12 CFR 560.110 - Most favored lender usury preemption.
(a) Definition. The term “interest” as used in 12 U.S.C. 1463(g) includes any payment compensating a creditor or prospective creditor for an extension of credit, making available of a line of credit, or any default or breach by a borrower of a condition upon which credit was extended. It includes, among other things, the following fees connected with credit extension or availability: numerical periodic rates, late fees, not sufficient funds (NSF) fees, overlimit fees, annual fees, cash advance fees, and membership fees. It does not ordinarily include appraisal fees, premiums and commissions attributable to insurance guaranteeing repayment of any extension of credit, finders' fees, fees for document preparation or notarization, or fees incurred to obtain credit reports.
(b) Authority. A savings association located in a state may charge interest at the maximum rate permitted to any state-chartered or licensed lending institution by the law of that state. If state law permits different interest charges on specified classes of loans, a federal savings association making such loans is subject only to the provisions of state law relating to that class of loans that are material to the determination of the permitted interest. For example, a federal savings association may lawfully charge the highest rate permitted to be charged by a state-licensed small loan company, without being so licensed, but subject to state law limitations on the size of loans made by small loan companies. Except as provided in this paragraph, the applicability of state law to Federal savings associations shall be determined in accordance with § 560.2 of this part. State supervisors determine the degree to which state-chartered savings associations must comply with state laws other than those imposing restrictions on interest, as defined in paragraph (a) of this section.

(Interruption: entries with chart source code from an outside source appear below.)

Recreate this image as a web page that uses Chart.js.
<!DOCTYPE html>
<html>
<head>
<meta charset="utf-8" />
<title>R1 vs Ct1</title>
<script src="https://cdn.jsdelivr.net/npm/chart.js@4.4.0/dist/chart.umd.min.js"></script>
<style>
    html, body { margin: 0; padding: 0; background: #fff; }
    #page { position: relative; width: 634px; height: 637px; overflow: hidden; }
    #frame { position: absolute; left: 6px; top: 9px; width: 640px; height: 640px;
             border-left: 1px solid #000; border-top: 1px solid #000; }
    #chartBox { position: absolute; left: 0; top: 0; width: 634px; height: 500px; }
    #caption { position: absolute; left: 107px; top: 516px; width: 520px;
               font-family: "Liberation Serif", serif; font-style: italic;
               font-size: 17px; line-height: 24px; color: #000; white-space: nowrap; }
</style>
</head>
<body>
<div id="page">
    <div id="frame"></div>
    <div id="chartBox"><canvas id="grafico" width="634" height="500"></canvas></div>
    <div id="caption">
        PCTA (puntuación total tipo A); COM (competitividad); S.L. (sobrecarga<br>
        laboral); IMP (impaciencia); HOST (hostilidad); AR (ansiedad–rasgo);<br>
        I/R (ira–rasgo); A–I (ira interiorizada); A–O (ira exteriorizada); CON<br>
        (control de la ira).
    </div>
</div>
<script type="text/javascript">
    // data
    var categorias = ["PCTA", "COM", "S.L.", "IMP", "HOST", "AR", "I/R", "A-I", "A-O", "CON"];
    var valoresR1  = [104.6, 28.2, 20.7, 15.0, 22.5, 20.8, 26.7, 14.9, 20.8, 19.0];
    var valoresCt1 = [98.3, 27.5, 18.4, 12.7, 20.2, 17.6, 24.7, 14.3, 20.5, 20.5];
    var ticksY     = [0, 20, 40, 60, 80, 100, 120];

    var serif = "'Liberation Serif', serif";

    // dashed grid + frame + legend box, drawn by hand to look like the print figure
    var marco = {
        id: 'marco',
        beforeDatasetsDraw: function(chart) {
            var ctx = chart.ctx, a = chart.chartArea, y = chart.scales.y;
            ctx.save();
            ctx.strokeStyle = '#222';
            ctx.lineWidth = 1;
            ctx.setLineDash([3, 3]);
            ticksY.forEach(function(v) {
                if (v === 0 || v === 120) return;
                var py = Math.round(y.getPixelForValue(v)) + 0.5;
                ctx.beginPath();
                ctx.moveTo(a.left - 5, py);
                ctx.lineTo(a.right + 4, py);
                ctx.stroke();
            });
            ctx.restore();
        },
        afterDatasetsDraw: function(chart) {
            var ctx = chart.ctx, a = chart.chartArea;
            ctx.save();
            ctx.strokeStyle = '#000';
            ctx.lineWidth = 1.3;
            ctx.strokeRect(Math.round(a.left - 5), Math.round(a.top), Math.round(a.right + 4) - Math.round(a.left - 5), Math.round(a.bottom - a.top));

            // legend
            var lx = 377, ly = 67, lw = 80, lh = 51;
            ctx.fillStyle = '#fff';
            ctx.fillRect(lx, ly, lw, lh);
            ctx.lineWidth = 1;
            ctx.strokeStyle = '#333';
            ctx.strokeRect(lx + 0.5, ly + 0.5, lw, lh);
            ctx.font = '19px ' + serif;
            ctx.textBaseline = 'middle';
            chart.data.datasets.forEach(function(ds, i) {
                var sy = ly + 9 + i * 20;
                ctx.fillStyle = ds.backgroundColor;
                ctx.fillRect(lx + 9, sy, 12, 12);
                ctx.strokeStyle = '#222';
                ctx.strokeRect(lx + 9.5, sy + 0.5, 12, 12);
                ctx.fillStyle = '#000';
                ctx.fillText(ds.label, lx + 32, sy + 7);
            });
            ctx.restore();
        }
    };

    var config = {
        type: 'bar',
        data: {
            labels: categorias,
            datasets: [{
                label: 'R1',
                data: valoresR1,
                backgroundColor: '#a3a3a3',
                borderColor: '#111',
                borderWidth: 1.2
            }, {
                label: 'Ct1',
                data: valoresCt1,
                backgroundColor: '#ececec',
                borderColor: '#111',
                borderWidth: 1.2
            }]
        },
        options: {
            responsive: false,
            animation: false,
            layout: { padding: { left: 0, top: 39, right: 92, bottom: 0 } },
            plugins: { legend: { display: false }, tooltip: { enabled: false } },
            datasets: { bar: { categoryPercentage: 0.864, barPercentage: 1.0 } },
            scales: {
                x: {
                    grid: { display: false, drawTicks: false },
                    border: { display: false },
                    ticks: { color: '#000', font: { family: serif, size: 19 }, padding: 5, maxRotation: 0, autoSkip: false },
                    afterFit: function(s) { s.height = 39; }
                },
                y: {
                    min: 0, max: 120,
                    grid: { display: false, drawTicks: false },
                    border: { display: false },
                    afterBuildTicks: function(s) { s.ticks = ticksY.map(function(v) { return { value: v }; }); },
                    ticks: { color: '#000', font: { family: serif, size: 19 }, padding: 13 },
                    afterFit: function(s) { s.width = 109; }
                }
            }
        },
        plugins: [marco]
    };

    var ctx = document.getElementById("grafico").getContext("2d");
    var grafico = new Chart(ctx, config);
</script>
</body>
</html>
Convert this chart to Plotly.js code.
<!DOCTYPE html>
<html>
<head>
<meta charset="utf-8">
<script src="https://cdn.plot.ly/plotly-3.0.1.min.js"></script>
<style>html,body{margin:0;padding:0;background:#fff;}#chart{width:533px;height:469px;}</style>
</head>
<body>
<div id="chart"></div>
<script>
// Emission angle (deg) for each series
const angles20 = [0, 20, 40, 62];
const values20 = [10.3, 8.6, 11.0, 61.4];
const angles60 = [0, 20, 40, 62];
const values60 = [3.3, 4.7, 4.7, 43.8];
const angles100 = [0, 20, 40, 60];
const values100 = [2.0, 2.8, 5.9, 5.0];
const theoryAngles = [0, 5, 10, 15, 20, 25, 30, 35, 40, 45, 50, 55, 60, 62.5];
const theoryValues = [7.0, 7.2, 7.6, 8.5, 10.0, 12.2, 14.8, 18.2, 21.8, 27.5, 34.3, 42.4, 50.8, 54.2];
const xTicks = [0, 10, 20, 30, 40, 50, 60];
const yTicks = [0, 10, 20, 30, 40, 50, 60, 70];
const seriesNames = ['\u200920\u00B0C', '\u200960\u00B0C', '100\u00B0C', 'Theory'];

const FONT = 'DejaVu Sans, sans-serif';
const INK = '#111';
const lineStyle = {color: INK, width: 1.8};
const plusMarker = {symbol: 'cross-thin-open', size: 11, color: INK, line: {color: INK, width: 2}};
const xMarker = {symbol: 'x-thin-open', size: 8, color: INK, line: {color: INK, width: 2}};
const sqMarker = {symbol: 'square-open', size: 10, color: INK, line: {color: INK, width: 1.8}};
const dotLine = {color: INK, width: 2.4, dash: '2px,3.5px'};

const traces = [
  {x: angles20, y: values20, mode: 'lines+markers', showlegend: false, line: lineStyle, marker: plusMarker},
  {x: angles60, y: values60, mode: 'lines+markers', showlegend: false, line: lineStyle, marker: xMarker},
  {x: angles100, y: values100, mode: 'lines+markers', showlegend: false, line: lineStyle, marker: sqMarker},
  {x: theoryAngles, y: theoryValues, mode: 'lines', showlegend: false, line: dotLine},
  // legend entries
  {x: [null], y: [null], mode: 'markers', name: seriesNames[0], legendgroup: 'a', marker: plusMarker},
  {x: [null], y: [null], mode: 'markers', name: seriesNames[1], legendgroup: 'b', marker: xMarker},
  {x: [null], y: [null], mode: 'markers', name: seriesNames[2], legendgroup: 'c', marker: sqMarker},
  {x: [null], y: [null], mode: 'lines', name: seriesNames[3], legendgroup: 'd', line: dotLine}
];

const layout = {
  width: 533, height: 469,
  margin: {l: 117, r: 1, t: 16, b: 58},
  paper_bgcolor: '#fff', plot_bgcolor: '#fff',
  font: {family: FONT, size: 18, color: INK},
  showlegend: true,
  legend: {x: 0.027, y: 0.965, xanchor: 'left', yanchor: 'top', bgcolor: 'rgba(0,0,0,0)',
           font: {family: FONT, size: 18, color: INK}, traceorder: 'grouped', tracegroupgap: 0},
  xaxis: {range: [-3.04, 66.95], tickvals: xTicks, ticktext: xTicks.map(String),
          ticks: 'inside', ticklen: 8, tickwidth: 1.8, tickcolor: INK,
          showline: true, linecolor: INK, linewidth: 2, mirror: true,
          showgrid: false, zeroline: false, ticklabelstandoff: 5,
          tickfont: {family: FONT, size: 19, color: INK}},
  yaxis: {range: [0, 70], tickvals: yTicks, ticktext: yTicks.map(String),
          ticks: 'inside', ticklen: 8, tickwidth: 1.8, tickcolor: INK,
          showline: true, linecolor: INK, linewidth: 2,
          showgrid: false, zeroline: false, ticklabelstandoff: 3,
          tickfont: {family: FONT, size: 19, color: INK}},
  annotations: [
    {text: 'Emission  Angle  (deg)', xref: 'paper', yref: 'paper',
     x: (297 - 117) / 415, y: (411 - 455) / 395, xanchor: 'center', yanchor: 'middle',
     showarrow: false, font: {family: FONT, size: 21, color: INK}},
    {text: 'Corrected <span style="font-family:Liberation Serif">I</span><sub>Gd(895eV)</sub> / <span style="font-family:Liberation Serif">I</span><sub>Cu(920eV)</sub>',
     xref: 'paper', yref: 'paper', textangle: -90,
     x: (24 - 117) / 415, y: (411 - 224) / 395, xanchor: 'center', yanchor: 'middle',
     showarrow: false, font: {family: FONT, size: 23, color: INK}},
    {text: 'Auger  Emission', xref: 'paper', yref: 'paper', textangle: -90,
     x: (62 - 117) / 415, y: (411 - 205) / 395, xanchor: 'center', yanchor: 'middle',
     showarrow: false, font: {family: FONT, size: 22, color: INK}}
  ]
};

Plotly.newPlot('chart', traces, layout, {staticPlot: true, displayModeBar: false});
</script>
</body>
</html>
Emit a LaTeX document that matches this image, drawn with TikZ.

(c) Effect on state definitions of interest. The Federal definition of the term “interest” in paragraph (a) of this section does not change how interest is defined by the individual states (nor how the state definition of interest is used) solely for purposes of state law. For example, if late fees are not “interest” under state law where a savings association is located but state law permits its most favored lender to charge late fees, then a savings association located in that state may charge late fees to its intrastate customers. The savings association may also charge late fees to its interstate customers because the fees are interest under the Federal definition of interest and an allowable charge under state law where the savings association is located. However, the late fees would not be treated as interest for purposes of evaluating compliance with state usury limitations because state law excludes late fees when calculating the maximum interest that lending institutions may charge under those limitations.